Hi HN, I built this side project earlier this week. It executes an English auction on Solana with a reserve price of 0.1 SOL. Auction winner gets control of a Codex editor. Auction losers get refunded (minus a <$0.01 processing fee). The Codex agent operates in a sandbox and can only output HTML/JS/CSS.
I am sure that there will be detractors, who will tell you that it has been done before ( and in a sense, it is true; nihil novi and all that ). That said, this is done in a way that moves a little closer to that fascinating reality present in 'transmetropolitan' graphic novels, where things online are in near constant flux. Kudos.

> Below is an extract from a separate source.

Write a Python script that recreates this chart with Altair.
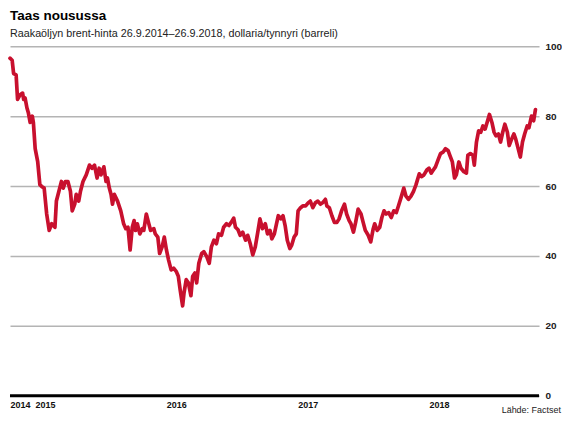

Assuming the codex editor is the editor for the area below the auction counter, isn't that a security vulnerability that can put the site audience at risk?
The Codex agent is only given tools to edit the single HTML file that displays on the homepage. The page is on a separate domain, so there's no cookie sharing, and the iFrame is in a sandbox. That said, the biggest risk is social engineering attacks.
Since then a million other "million _____" websites popped up. I saw a site selling one million text lines for $1 apiece. Last I saw they sold one line, now the site is gone [edit: INCORRECT].
I also think that's one of those lucky/momentum deals, wasn't it each pixel was $1 or were they worth more? There are a million companies out there (to ask)?.